Monday, 4 February 2013

The singing rocks of Kupgal

Who has not heard of rock music and rock bands. Rock music as a genre traces its origin to the “rock and roll” of America in the 1950s. It later developed into a range of different styles in the United Kingdom and the United States.
But did you know that Indians did create rock music several thousands of years ago. Yes, it may be strange but true but Indians did create music from the rocks that were found on hills and mountains.
One such site of rock music still exists in Karnataka. Unfortunately, the rock bands here are long gone and visitors come here, bang the rocks so that they can hear the sounds and then vanish.
Very few of such visitors stop to stand and contemplate at the ingenuity of the ancient Indians in literally making music from the rocks.
These rocks are also called the musical rocks and they are found at Kupgal in Bellary district.
Bellary is famous for the largest open air museum in the world-Hampi and lakhs of visitors pour into the erstwhile capital of the Vijayanagars to see for themselves the poetry in stone. Alas, only a handful of them are aware of these rocks and of them only a miniscule take time off to view the poetry of the rocks.
There are hundreds of boulders scattered over a fairly large area in Kupgal. The rocks, carved from Granite, were the percussion instruments, for ancient Indians to make music.
The huge rock art site is a treasure trove where the ancients made music during particular rituals. Even today, when these rocks are struck, they  emit deep, gong-like notes. 
The hill where these rocks are found are called Kupgal Hill. The rocks here have unusual depressions or hollows that were meticulously cut or  designed to be struck for making a particular tone.
These Kupgal stones were believed to be lost after they were first discovered in 1892. It was only recently that archaeologist and geologist have rediscovered the original rock music sites. 
The Kupgal Hills are just 5 km north-east of Bellary. There are several granite hills here and the biggest of them is called Hiregudda or Peacock Hills.
These rocks are petroglyphs and many of them date back to the Neolithic age. 
Some of the rocks have been painted.

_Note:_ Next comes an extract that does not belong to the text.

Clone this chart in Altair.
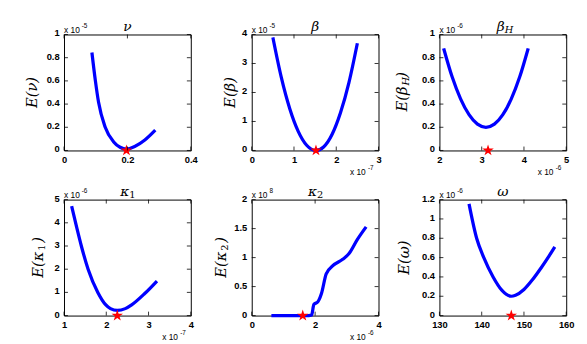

A few of the rocks had erotic paintings and these can be described as the earliest of such paintings in India. They depict a man having sex.
Did such rock stones influence the ancient Indians in constructing temples and structures that emitted a musical note when struck like the stone pillars of Hazare Rama in Hampi. Only research can tell.
Till then, head to Bellary, enjoy the beauty of Hampi, Anegundi and Nava Brindavana and make your own rock music at Kupgal.